[Records contained in a dataset]
——

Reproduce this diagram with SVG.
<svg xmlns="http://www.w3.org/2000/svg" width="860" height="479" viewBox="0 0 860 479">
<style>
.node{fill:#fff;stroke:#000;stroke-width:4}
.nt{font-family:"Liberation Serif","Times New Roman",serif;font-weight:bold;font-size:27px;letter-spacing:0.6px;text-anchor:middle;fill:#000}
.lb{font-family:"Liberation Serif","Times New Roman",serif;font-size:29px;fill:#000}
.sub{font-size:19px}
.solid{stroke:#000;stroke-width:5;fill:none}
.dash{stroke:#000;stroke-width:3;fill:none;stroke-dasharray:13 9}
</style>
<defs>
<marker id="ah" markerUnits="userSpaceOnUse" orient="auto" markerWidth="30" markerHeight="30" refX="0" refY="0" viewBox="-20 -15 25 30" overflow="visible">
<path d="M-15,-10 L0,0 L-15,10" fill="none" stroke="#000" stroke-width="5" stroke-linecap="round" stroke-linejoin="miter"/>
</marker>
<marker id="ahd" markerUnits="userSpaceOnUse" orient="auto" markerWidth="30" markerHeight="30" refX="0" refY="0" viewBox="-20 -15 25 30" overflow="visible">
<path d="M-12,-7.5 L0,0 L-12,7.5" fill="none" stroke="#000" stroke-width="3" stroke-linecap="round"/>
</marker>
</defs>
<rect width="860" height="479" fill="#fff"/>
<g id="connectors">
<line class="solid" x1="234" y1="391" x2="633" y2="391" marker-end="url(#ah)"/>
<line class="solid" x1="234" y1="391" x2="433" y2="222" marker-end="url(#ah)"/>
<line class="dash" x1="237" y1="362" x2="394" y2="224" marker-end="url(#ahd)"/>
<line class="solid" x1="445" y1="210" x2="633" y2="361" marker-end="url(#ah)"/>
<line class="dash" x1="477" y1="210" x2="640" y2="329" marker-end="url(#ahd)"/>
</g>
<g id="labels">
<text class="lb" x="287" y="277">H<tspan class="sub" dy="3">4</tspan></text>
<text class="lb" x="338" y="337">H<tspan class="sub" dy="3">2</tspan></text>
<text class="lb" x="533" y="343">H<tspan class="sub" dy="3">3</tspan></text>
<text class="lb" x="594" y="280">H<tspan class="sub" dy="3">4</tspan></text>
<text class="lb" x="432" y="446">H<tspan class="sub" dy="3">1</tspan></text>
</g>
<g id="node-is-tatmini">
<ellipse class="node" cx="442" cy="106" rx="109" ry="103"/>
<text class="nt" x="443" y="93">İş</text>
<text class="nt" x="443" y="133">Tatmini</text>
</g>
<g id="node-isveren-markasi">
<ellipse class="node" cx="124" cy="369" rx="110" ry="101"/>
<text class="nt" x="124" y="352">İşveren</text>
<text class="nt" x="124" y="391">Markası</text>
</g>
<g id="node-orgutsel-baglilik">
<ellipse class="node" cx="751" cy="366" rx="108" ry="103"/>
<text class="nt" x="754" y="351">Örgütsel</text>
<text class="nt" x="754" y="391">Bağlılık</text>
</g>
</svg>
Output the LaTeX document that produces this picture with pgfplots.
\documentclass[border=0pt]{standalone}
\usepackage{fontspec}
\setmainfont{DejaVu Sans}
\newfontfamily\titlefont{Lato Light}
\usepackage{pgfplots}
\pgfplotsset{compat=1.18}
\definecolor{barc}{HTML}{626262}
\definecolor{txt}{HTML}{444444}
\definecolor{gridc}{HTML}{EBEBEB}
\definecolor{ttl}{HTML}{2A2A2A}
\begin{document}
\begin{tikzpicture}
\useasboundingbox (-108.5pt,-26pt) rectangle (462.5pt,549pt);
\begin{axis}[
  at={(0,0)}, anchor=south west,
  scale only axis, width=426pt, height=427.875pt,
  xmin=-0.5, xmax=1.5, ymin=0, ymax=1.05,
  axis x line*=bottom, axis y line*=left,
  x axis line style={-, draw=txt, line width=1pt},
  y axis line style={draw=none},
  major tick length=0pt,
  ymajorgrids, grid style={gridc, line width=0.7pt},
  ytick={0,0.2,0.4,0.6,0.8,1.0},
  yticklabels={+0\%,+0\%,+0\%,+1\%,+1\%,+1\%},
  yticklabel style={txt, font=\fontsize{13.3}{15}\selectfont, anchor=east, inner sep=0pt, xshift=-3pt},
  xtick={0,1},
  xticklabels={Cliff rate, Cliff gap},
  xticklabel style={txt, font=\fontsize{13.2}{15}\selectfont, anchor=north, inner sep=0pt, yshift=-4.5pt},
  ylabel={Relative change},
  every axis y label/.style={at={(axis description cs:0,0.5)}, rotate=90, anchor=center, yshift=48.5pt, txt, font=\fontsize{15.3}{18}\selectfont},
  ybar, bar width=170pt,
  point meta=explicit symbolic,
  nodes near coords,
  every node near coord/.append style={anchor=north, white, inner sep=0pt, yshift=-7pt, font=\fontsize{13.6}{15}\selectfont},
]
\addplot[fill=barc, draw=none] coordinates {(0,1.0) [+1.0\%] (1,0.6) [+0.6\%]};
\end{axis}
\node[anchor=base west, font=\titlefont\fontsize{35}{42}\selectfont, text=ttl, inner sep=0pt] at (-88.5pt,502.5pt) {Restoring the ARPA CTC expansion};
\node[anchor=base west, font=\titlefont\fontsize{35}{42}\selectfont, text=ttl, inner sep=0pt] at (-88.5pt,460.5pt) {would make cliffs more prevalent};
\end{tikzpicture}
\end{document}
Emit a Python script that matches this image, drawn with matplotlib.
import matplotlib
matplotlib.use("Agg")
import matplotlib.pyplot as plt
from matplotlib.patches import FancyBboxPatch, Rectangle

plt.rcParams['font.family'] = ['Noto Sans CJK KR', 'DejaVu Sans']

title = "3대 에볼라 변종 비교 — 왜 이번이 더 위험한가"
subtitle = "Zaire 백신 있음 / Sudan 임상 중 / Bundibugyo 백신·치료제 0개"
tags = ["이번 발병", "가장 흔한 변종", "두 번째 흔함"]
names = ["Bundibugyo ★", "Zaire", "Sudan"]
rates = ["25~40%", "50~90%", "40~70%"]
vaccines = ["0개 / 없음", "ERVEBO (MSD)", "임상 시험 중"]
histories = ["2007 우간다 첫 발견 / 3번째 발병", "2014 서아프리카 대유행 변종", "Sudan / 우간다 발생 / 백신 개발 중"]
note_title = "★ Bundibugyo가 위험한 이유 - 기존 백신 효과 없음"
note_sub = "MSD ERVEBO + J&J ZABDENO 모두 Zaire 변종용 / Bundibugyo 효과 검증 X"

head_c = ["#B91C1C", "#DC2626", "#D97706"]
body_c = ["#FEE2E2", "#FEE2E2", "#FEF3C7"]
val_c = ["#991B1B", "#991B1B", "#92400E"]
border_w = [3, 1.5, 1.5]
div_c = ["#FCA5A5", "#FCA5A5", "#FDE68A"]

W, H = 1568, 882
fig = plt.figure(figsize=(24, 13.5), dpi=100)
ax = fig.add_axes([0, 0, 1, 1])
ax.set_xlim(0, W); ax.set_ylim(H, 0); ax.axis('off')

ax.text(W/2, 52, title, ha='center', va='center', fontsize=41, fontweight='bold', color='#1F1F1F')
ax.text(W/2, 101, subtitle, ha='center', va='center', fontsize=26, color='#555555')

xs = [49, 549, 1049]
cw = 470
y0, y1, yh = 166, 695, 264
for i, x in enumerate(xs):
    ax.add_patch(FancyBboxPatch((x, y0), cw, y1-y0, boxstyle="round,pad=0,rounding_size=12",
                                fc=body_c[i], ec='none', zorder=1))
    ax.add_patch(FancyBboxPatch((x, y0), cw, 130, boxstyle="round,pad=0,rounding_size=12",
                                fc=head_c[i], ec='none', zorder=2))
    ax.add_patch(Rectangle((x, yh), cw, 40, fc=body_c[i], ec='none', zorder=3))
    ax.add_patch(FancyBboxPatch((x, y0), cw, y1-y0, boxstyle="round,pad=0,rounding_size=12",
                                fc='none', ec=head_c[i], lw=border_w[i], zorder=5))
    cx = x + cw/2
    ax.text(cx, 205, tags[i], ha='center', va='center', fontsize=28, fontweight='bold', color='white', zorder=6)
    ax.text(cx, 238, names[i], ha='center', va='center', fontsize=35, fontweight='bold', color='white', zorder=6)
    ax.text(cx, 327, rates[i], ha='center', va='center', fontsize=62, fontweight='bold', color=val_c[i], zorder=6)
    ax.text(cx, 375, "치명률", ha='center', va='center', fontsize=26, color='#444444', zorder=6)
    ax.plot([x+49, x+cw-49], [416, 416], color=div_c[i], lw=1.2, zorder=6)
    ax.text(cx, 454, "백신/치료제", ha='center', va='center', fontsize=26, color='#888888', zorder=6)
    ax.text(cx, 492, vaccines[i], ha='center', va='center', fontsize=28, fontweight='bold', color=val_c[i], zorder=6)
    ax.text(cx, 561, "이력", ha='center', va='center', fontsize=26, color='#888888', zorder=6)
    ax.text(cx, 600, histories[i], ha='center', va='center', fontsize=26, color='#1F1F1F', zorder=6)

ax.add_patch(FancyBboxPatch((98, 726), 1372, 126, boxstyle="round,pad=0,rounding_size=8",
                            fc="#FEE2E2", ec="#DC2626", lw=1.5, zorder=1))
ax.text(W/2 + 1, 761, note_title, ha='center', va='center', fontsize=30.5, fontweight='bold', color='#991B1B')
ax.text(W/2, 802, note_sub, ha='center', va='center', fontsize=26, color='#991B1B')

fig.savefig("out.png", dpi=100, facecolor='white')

——

#### [Challenge]
Output only the lines from the one containing "Emit a Python" through the one containing "va='center', fontsize=26, color='#555555')", inclusive, exactly as written.

#### [Final answer]
Emit a Python script that matches this image, drawn with matplotlib.
import matplotlib
matplotlib.use("Agg")
import matplotlib.pyplot as plt
from matplotlib.patches import FancyBboxPatch, Rectangle

plt.rcParams['font.family'] = ['Noto Sans CJK KR', 'DejaVu Sans']

title = "3대 에볼라 변종 비교 — 왜 이번이 더 위험한가"
subtitle = "Zaire 백신 있음 / Sudan 임상 중 / Bundibugyo 백신·치료제 0개"
tags = ["이번 발병", "가장 흔한 변종", "두 번째 흔함"]
names = ["Bundibugyo ★", "Zaire", "Sudan"]
rates = ["25~40%", "50~90%", "40~70%"]
vaccines = ["0개 / 없음", "ERVEBO (MSD)", "임상 시험 중"]
histories = ["2007 우간다 첫 발견 / 3번째 발병", "2014 서아프리카 대유행 변종", "Sudan / 우간다 발생 / 백신 개발 중"]
note_title = "★ Bundibugyo가 위험한 이유 - 기존 백신 효과 없음"
note_sub = "MSD ERVEBO + J&J ZABDENO 모두 Zaire 변종용 / Bundibugyo 효과 검증 X"

head_c = ["#B91C1C", "#DC2626", "#D97706"]
body_c = ["#FEE2E2", "#FEE2E2", "#FEF3C7"]
val_c = ["#991B1B", "#991B1B", "#92400E"]
border_w = [3, 1.5, 1.5]
div_c = ["#FCA5A5", "#FCA5A5", "#FDE68A"]

W, H = 1568, 882
fig = plt.figure(figsize=(24, 13.5), dpi=100)
ax = fig.add_axes([0, 0, 1, 1])
ax.set_xlim(0, W); ax.set_ylim(H, 0); ax.axis('off')

ax.text(W/2, 52, title, ha='center', va='center', fontsize=41, fontweight='bold', color='#1F1F1F')
ax.text(W/2, 101, subtitle, ha='center', va='center', fontsize=26, color='#555555')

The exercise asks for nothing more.